The bed, in my own strange way, represented so much of the year lead up to my Germany trip. I’d spent the past 12-months navigating the unsettled motions life post-grad naturally throws. An August low had folded into a September high. I'd received the full time offer at a company I'd begun as a fellow, finally returned home to Florida after two years away, and had been given this: a week escape to travel abroad.
I loosened my iron grip on the ladder’s railing, pleased to see the ground floor firm beneath my frigid toes. My key ring rested on the kitchen ledge, securing the key that shopkeeper had so reluctantly handed over upon my arrival in Berlin. I reeled it off from its silver clasp, placing it back down onto the surface. It lay alone, an independent soul awaiting its rightful owner's return.
That boutique associate could have withheld the key. Our AirBnB contact could have missed her call. The studio door may never have opened. But as the great sages say (passed down by way of my wise acupuncturist), the stone that hits you could never have missed you. It all eventually works out as it should.

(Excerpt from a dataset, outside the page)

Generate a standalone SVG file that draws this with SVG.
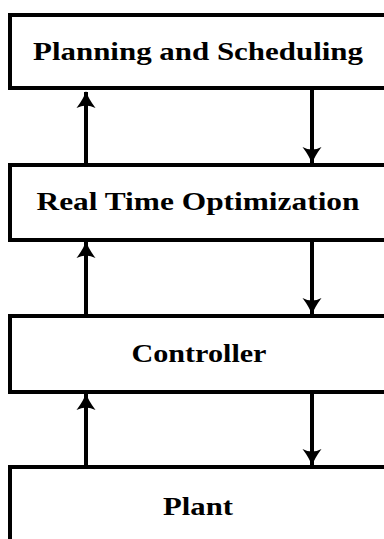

My blue shoes have tested the hoops of ladders leading to lofted beds, following through periods of growth, of doubt, and, at points, of unbelievable fulfillment. Life grants us tremendous opportunities. We're tasked with accepting when appropriate, redefining when applicable, and, as I gazed at the ridges of the key motionless on the kitchen counter, ultimately moving forward no matter the prospects in store.